[begin Given material]

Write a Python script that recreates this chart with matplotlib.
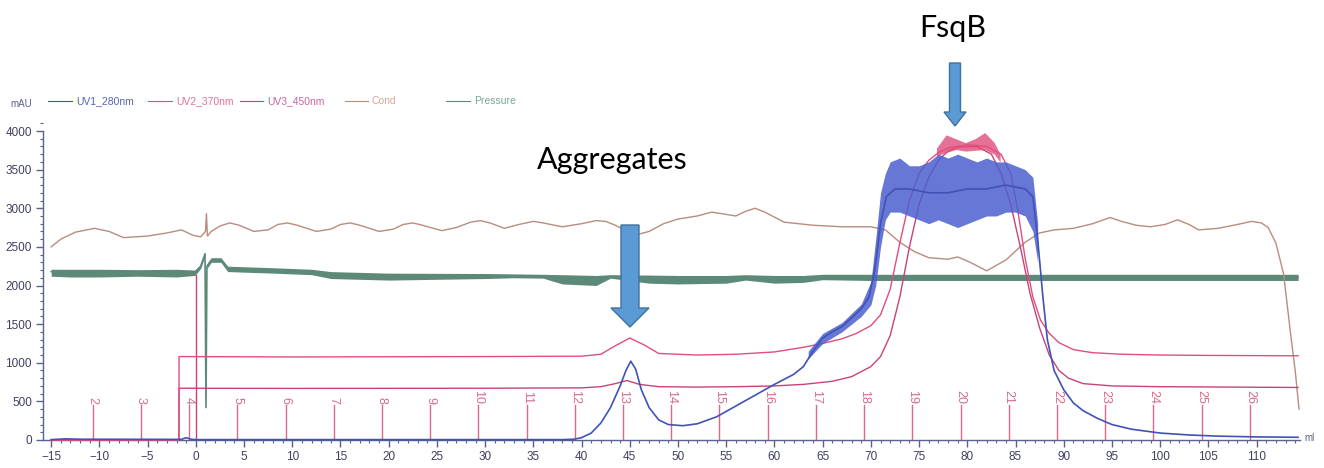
import matplotlib
matplotlib.use("Agg")
import matplotlib.pyplot as plt
from matplotlib.patches import Polygon
from matplotlib.ticker import MultipleLocator

# ---------------- data ----------------
uv1_ml = [-15, -13.5, -12, -1.5, -1.0, -0.5, 0, 38, 39.2, 40, 41, 42, 43, 44, 44.6, 45.1,
          45.6, 46.2, 47, 48, 49, 50.5, 52, 54, 56, 58, 60, 62, 63, 64, 65, 66, 67, 68, 69,
          69.8, 70.4, 71, 71.6, 72.5, 74, 76, 78, 80, 82, 84, 86, 86.8, 87.3, 87.8, 88.3,
          89, 90, 91, 92, 93.5, 95, 97, 100, 103, 106, 110, 114.3]
uv1_mau = [5, 15, 10, 8, 30, 10, 5, 5, 10, 30, 90, 220, 420, 700, 900, 1020,
           920, 650, 420, 260, 200, 185, 210, 300, 440, 580, 720, 850, 950, 1150, 1320, 1400, 1470, 1580, 1700,
           1850, 2200, 2800, 3150, 3250, 3250, 3200, 3200, 3250, 3250, 3300, 3250, 3150, 2600, 1900, 1300,
           900, 650, 480, 380, 280, 200, 140, 90, 65, 50, 40, 35]
# noisy envelope of UV1 around the main peak
uv1_band_ml = [63.5, 65, 67, 69, 70, 70.5, 71, 71.5, 72, 73, 74, 75, 76, 77, 78, 79, 80,
               81, 82, 83, 84, 85, 86, 86.8, 87.3]
uv1_band_lo = [1050, 1250, 1400, 1600, 1750, 2000, 2500, 2850, 2950, 2950, 2900, 2850, 2800,
               2850, 2800, 2750, 2800, 2850, 2900, 2900, 2950, 2950, 2900, 2700, 2300]
uv1_band_hi = [1150, 1380, 1520, 1760, 2050, 2600, 3200, 3450, 3600, 3650, 3550, 3550, 3600,
               3700, 3650, 3700, 3650, 3600, 3650, 3600, 3600, 3550, 3500, 3400, 2800]

uv2_ml = [-15, -1.75, -1.74, 10, 30, 40, 42, 43.5, 45, 46.5, 48, 52, 56, 60, 63, 65, 67, 68.5,
          70, 71, 72, 73, 74, 75, 76, 77, 78, 80, 82, 83.5, 84.5, 85.2, 86, 86.8, 87.6, 88.5,
          89.5, 91, 93, 96, 100, 105, 114.3]
uv2_mau = [0, 0, 1080, 1075, 1080, 1085, 1110, 1220, 1320, 1230, 1120, 1100, 1110, 1140, 1200,
           1250, 1310, 1380, 1480, 1620, 1950, 2550, 3100, 3450, 3620, 3720, 3780, 3820, 3800,
           3700, 3450, 3000, 2350, 1850, 1550, 1380, 1260, 1170, 1130, 1110, 1100, 1095, 1090]
uv2_band_ml = [76.8, 77.8, 78.8, 79.8, 80.8, 81.8, 82.8, 83.4]
uv2_band_lo = [3680, 3720, 3760, 3740, 3750, 3760, 3700, 3600]
uv2_band_hi = [3780, 3950, 3900, 3850, 3900, 3980, 3850, 3700]

uv3_ml = [-15, -1.75, -1.74, 10, 30, 40, 42, 43.5, 44.7, 46, 48, 52, 56, 60, 63, 66, 68, 70,
          71, 72, 73, 74, 75, 76, 77, 78, 79, 81, 82.5, 83.5, 84.5, 85.5, 86.5, 87.5, 88.5,
          89.5, 90.5, 92, 95, 100, 114.3]
uv3_mau = [0, 0, 670, 668, 670, 675, 690, 730, 770, 720, 690, 685, 690, 700, 720, 760, 820, 950,
           1080, 1350, 1850, 2500, 3050, 3400, 3620, 3740, 3790, 3800, 3700, 3450, 3050, 2500,
           1900, 1450, 1100, 900, 800, 730, 700, 690, 680]

cond_ml = [-15, -14, -12.5, -10.5, -9, -7.5, -5, -3, -1.5, -0.3, 0.5, 1.0, 1.1, 1.2, 1.6,
           2.5, 3.5, 4.5, 6, 7.5, 8.5, 9.5, 10.5, 12.5, 14, 15, 16, 17, 19, 20.5, 21.5, 22.5,
           23.5, 25.5, 27, 28.5, 29.5, 30.5, 32, 33.5, 35, 36, 38, 40, 41.5, 42.5, 43.5, 45.5,
           47, 48.5, 50, 52, 53.5, 55, 56, 57, 58, 59, 61, 64, 67, 70, 71.5, 73, 74.5, 76, 78,
           79, 80.3, 82, 84, 86, 87.5, 89, 91, 93, 94.8, 96, 97.5, 99, 100.5, 101.8, 103, 104,
           106, 108, 109.5, 110.5, 111.2, 112, 112.8, 113.5, 114, 114.4]
cond_val = [2500, 2600, 2690, 2740, 2700, 2620, 2640, 2680, 2720, 2650, 2630, 2700, 2930, 2640,
            2700, 2770, 2810, 2780, 2700, 2720, 2790, 2810, 2780, 2700, 2730, 2790, 2810, 2780,
            2700, 2730, 2790, 2810, 2780, 2710, 2750, 2820, 2840, 2810, 2740, 2790, 2830, 2810,
            2760, 2800, 2840, 2830, 2780, 2650, 2700, 2800, 2860, 2900, 2950, 2920, 2900, 2960,
            3000, 2950, 2820, 2780, 2760, 2760, 2720, 2560, 2440, 2360, 2340, 2370, 2300, 2190,
            2330, 2560, 2680, 2720, 2740, 2800, 2880, 2830, 2780, 2760, 2790, 2850, 2790, 2720,
            2740, 2790, 2830, 2810, 2750, 2550, 2150, 1400, 900, 400]

press_ml = [-15, -13, -10, -6, -2, -0.1, 0.5, 0.95, 1.05, 1.15, 1.6, 2.6, 3.3, 8, 12, 14, 20,
            30, 33, 36, 38, 41.5, 43, 47, 50, 55, 57, 60, 63, 65, 70, 80, 90, 100, 114.3]
press_mid = [2180, 2180, 2180, 2175, 2180, 2170, 2250, 2410, 420, 2250, 2330, 2330, 2220, 2200,
             2180, 2150, 2130, 2130, 2125, 2120, 2110, 2090, 2115, 2100, 2090, 2090, 2100, 2090,
             2090, 2110, 2105, 2105, 2105, 2105, 2105]
press_lo = [2120, 2110, 2110, 2120, 2110, 2130, 2220, 2380, 420, 2220, 2300, 2300, 2180, 2160,
            2140, 2090, 2070, 2090, 2100, 2095, 2020, 2000, 2095, 2030, 2020, 2030, 2070, 2030,
            2040, 2075, 2065, 2065, 2065, 2065, 2065]
press_hi = [2210, 2210, 2210, 2205, 2210, 2200, 2270, 2430, 430, 2280, 2360, 2360, 2250, 2230,
            2210, 2180, 2160, 2155, 2150, 2145, 2140, 2130, 2140, 2135, 2130, 2130, 2140, 2130,
            2130, 2145, 2145, 2145, 2145, 2145, 2145]

inject_ml = [0.0]
inject_top = [2130]

frac_ml = [-10.7, -5.7, -0.7, 4.3, 9.3, 14.3, 19.3, 24.3, 29.3, 34.3, 39.3, 44.3, 49.3, 54.3,
           59.3, 64.3, 69.3, 74.3, 79.3, 84.3, 89.3, 94.3, 99.3, 104.3, 109.3]
frac_labels = [str(k) for k in range(2, 27)]
frac_height = 450

legend_names = ["UV1_280nm", "UV2_370nm", "UV3_450nm", "Cond", "Pressure"]

# ---------------- styling ----------------
C_UV1 = "#4052b6"
C_UV1_BAND = "#4c5fcf"
C_UV2 = "#e04e7c"
C_UV3 = "#c8427a"
C_COND = "#b98c7e"
C_PRESS = "#5d8a78"
C_FRAC = "#d76a88"
C_AXIS = "#5a6290"
C_TICKTXT = "#3e4060"
ARROW_FC = "#5b9bd5"
ARROW_EC = "#41719c"

W, H = 1324, 468
fig = plt.figure(figsize=(W / 100, H / 100), dpi=100)

px_per_mau = 309 / 4000.0
y0_px = 440
ytop = 4100
ax_left_px, ax_right_px = 43, 1300
ax = fig.add_axes([ax_left_px / W, (H - y0_px) / H,
                   (ax_right_px - ax_left_px) / W, ytop * px_per_mau / H])
ax.set_xlim(-15.85, 114.5)
ax.set_ylim(0, ytop)

# pressure
ax.fill_between(press_ml, press_lo, press_hi, color=C_PRESS, lw=0, clip_on=False, zorder=2)
ax.plot(press_ml, press_mid, color=C_PRESS, lw=1.2, clip_on=False, zorder=2)
# conductivity
ax.plot(cond_ml, cond_val, color=C_COND, lw=1.0, clip_on=False, zorder=3)
# injection mark
for x, t in zip(inject_ml, inject_top):
    ax.plot([x, x], [0, t], color=C_UV3, lw=1.0, zorder=3)
# fractions
for x, lab in zip(frac_ml, frac_labels):
    ax.plot([x, x], [0, frac_height], color=C_FRAC, lw=1.0, zorder=3)
    ax.text(x, frac_height + 15, lab, rotation=270, ha="center", va="bottom",
            color=C_FRAC, fontsize=9, family="Liberation Sans", zorder=3)
# UV traces
ax.plot(uv3_ml, uv3_mau, color=C_UV3, lw=1.0, clip_on=False, zorder=4)
ax.fill_between(uv2_band_ml, uv2_band_lo, uv2_band_hi, color=C_UV2, lw=0, alpha=0.8,
                clip_on=False, zorder=4)
ax.plot(uv2_ml, uv2_mau, color=C_UV2, lw=1.0, clip_on=False, zorder=4)
ax.fill_between(uv1_band_ml, uv1_band_lo, uv1_band_hi, color=C_UV1_BAND, lw=0, alpha=0.85,
                clip_on=False, zorder=5)
ax.plot(uv1_ml, uv1_mau, color=C_UV1, lw=1.2, clip_on=False, zorder=5)

# axes styling
for s in ["top", "right"]:
    ax.spines[s].set_visible(False)
ax.spines["left"].set_bounds(0, 4000)
for s in ["left", "bottom"]:
    ax.spines[s].set_color(C_AXIS)
    ax.spines[s].set_linewidth(1.0)
ax.xaxis.set_major_locator(MultipleLocator(5))
ax.xaxis.set_minor_locator(MultipleLocator(1))
ax.yaxis.set_major_locator(MultipleLocator(500))
ax.yaxis.set_minor_locator(MultipleLocator(100))
ax.set_xticks(list(range(-15, 111, 5)))
ax.set_yticks(list(range(0, 4001, 500)))
ax.tick_params(which="major", length=5, width=1, color=C_AXIS, labelcolor=C_TICKTXT,
               labelsize=8.5, pad=3)
ax.tick_params(which="minor", length=2.5, width=0.8, color=C_AXIS)
for lab in ax.get_xticklabels() + ax.get_yticklabels():
    lab.set_family("Liberation Sans")

# unit labels
fig.text(10 / W, 1 - 104 / H, "mAU", fontsize=7, color=C_AXIS, family="Liberation Sans",
         va="center")
fig.text(1304 / W, 1 - 438 / H, "ml", fontsize=7, color=C_AXIS, family="Liberation Sans",
         va="center")

# legend (custom, in the style of the instrument software)
leg_line_x = [(48, 72), (148, 172), (240, 263), (345, 368), (446, 470)]
leg_colors = [C_UV1, C_UV2, C_UV3, C_COND, C_PRESS]
leg_txt_colors = ["#5565b5", "#e07394", "#c864a4", "#d6a896", "#7aa898"]
ly = 1 - 101 / H
for (a, b), c, tc, name in zip(leg_line_x, leg_colors, leg_txt_colors, legend_names):
    fig.add_artist(plt.Line2D([a / W, b / W], [ly, ly], color=c, lw=0.8,
                              transform=fig.transFigure))
    fig.text((b + 4) / W, ly, name, fontsize=7.5, color=tc, family="Liberation Sans",
             va="center", ha="left")


def arrow(cx, top, head_base, tip, half_shaft, half_head):
    pts = [(cx - half_shaft, top), (cx + half_shaft, top), (cx + half_shaft, head_base),
           (cx + half_head, head_base), (cx, tip), (cx - half_head, head_base),
           (cx - half_shaft, head_base)]
    pts = [(x / W, 1 - y / H) for x, y in pts]
    fig.add_artist(Polygon(pts, closed=True, facecolor=ARROW_FC, edgecolor=ARROW_EC,
                           lw=1.0, transform=fig.transFigure, zorder=10))


arrow(630, 225, 308, 327, 9, 19)
arrow(955, 63, 112, 126, 5.5, 11)

fig.text(612 / W, 1 - 160 / H, "Aggregates", fontsize=22, family="Lato", color="black",
         ha="center", va="center")
fig.text(953 / W, 1 - 28 / H, "FsqB", fontsize=22, family="Lato", color="black",
         ha="center", va="center")

fig.savefig("out.png", dpi=100)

[end Given material]

Exercise | Write out the lines from the start of the material to the line with "from matplotlib.ticker import MultipleLocator", inclusive and exactly. Skip the pictures.

Correct response |
Write a Python script that recreates this chart with matplotlib.
import matplotlib
matplotlib.use("Agg")
import matplotlib.pyplot as plt
from matplotlib.patches import Polygon
from matplotlib.ticker import MultipleLocator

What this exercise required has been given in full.